Quote Originally Posted by chasevans View Post
Of course you're not having that.
Living through the architectural disasters of this *area I must say this guy's got a cheek to say the above.
My heart bleeds for him and his fellow arch itects- sorry, I meant to type arch enemies- oh ****, enemas...well that's close enough. What a fine bunch of chaps they must be, sharing the blame for the social engineering mistakes of "others".
Peter, you know you'll never get the chance to live on the Radcliffe estate, it's gone. Good riddance. Those who refuse to learn from the past are liable to keep repeating it's mistakes. A lot of your posts are full of holes, not unlike the Radcliffe estate's roofs.

*area
(City centre, Gillmoss, Everton, Walton, Everton, Birkenhead, Norris Green, Toxteth, and for the past 30 years I've lived in Anfield).
Chas
Now I could be... rude, and say that there's lots of people out there, all too ready to put the blame for their own inadequacies onto others but no, I won't do that. I won't even call them enemas. And I'm not taking the blame for anyone's mistakes.

***

And what 'social engineering'? The aim was to provide housing not control what people do.

And if you look at the history of it, there's a long record (in Hansard for one) of the city asking for money from government so that there could re-house the people in decent accommodation. There's an equally long history of government telling them that they were asking too much. It's not surprising that housing got cheaper and cheaper and cheaper.

Much as the Garden Tenements were loved, loathed and loved again, they couldn't have been built even as early as the late 50s - too expensive. Economics built 'streets in the sky' and the economics of hooliganism pulled them down again.

The only way we've afforded the housing that has been built recently is via government subsidy.

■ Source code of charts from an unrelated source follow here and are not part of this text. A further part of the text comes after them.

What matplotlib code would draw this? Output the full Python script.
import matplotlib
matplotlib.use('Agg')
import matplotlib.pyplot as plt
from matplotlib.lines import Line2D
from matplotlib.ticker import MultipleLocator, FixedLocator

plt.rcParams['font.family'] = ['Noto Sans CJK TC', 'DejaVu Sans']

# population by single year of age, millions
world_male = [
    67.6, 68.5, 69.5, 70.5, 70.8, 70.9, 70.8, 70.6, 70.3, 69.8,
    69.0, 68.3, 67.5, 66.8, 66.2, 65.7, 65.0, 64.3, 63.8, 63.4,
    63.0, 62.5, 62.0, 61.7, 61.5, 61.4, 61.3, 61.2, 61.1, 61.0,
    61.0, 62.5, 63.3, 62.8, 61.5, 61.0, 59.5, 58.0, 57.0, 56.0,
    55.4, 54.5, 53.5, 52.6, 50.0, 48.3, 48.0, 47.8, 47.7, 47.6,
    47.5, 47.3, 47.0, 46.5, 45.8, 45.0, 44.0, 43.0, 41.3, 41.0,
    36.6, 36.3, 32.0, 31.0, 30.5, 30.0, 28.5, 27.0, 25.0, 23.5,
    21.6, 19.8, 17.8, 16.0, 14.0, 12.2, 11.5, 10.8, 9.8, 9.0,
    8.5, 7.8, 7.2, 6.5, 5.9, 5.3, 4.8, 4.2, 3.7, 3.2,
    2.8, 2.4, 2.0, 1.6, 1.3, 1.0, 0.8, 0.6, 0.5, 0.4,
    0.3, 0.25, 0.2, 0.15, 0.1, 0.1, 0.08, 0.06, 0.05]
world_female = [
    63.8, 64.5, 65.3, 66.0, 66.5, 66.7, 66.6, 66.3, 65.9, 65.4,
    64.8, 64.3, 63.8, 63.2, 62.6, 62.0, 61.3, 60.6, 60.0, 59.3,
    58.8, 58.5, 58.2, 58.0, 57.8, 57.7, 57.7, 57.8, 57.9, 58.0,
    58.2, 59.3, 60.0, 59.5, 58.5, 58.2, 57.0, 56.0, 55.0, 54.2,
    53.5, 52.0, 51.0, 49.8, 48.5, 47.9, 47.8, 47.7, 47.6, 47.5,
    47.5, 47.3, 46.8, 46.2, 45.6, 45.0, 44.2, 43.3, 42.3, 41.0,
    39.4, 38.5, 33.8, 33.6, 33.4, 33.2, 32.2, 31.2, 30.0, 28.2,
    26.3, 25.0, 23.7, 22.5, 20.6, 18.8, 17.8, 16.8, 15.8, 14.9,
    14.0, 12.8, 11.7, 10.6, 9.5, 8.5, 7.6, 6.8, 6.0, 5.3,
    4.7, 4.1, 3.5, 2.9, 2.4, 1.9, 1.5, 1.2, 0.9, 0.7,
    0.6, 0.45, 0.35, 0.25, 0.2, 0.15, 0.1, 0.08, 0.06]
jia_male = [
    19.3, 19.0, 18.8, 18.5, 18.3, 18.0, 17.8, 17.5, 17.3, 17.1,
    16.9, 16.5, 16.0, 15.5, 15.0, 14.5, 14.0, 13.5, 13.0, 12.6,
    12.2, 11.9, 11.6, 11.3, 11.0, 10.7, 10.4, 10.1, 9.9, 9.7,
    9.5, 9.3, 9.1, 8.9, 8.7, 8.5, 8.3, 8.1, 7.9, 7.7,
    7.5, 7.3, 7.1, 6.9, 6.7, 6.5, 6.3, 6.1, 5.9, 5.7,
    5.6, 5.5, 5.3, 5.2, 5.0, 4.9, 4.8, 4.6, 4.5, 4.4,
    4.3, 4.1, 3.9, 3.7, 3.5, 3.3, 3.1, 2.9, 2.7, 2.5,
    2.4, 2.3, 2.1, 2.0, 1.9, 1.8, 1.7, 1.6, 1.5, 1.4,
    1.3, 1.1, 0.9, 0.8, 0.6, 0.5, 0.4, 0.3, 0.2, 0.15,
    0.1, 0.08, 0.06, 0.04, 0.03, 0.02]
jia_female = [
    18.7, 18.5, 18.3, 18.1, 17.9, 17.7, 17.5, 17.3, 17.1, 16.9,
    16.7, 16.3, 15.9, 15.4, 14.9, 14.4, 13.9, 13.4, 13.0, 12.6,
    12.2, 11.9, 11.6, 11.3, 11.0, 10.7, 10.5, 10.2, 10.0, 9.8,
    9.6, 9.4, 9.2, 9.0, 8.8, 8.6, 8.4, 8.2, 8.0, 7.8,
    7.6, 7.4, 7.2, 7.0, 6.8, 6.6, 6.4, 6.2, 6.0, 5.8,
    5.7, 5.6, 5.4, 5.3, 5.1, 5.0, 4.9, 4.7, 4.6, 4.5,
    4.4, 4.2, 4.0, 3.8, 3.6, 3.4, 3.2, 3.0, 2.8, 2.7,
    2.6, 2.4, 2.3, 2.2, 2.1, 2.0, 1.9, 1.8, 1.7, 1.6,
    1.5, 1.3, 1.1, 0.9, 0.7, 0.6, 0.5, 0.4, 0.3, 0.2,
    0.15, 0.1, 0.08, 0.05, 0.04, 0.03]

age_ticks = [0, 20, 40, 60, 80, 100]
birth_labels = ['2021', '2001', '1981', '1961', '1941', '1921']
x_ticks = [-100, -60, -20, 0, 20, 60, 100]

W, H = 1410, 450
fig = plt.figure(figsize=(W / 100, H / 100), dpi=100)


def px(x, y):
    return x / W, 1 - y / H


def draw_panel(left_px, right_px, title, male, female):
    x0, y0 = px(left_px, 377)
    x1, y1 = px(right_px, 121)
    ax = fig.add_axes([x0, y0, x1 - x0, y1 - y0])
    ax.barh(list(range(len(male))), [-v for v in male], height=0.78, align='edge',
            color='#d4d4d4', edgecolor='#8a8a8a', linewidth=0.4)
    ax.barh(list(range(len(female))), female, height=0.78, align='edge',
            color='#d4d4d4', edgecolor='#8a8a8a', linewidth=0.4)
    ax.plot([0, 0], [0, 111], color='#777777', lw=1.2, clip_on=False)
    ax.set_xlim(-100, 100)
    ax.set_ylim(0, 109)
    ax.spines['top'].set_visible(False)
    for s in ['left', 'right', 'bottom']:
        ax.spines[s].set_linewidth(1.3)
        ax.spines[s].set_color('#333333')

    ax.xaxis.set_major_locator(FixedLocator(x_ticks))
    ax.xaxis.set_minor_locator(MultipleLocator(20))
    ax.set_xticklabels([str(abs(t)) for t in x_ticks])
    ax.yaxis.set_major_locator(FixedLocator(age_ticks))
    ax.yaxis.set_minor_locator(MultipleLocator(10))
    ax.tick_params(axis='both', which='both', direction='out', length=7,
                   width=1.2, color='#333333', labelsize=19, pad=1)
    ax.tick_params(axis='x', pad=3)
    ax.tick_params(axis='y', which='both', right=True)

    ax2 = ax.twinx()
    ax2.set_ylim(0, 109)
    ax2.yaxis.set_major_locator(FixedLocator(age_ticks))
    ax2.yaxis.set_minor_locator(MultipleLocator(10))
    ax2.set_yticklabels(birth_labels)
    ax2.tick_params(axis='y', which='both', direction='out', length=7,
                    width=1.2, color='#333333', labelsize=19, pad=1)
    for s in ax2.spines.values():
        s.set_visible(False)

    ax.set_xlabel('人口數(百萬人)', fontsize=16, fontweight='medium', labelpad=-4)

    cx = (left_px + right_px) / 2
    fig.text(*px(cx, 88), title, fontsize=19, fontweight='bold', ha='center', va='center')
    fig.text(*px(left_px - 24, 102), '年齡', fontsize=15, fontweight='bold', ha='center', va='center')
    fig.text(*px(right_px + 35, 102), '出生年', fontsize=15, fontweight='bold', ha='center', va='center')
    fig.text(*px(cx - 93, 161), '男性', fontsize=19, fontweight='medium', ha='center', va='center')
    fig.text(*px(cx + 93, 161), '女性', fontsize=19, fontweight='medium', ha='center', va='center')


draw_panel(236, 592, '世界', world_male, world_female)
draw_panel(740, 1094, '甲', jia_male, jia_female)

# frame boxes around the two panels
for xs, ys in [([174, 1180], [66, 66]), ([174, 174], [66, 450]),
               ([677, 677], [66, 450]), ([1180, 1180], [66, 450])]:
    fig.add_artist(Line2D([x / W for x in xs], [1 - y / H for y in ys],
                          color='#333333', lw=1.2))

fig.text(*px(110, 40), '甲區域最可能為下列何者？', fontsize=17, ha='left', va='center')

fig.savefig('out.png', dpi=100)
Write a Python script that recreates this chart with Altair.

That's what the Housing Market Renewal Initiative is. The artificial propping up of the housing market by people living in houses they can't afford at current construction costs or at the current market price. Wholly unsustainable (because government borrowed too much to do it - another Labour government mugged by the City of London). And now the money is gone.

And what did architects do in all that? Design homes that could actually be built for the money available and get people out of low-grade and often insanitary conditions? What tw*ts.

***

I'm just astonished that all those so-called failures are suddenly re-born as highly desirable places to live just for want of people who give a flying fig to live in and look after them. In retrospect perhaps I shouldn't be.

You're right the Radcliffe has gone but not before it was trashed by its occupants. And why was that exactly? What where the defects in its design that drove them to it? Because the cars were a hundred yards away? ok.

[Here's a clue - At the time, the Radcliffe was said to be 'un-policeable' ie., too many scallies bent on crime and destruction, too many exits for them to get away and too many 'safe' pavements (where police cars couldn't go). It seems that's why we now have 'safety by design', police on bikes, cul-de-sacs and half the streets in North (and South) Liverpool blocked off]

So who did put the holes in the roof (if there were any)? And elsewhere, who did drop beds from the 20th floor (and TVs). And, put holes in the walls and the refuse chutes and p*ss in the lifts and smash the light bulbs and rip out the plumbing and fill up flats with gas and blow them up...? Eh? Do you want to tell us or just hide behind your 'angry face'?

***

Ok, I'll give you even more room to have a go and ask (since you've lived in all those areas) what your experience of architectural disasters are. In detail - what went wrong? But one thing - only those that were architect-designed, all right?

No, I'll tell you what. Have a go at them all and we'll apportion blame later.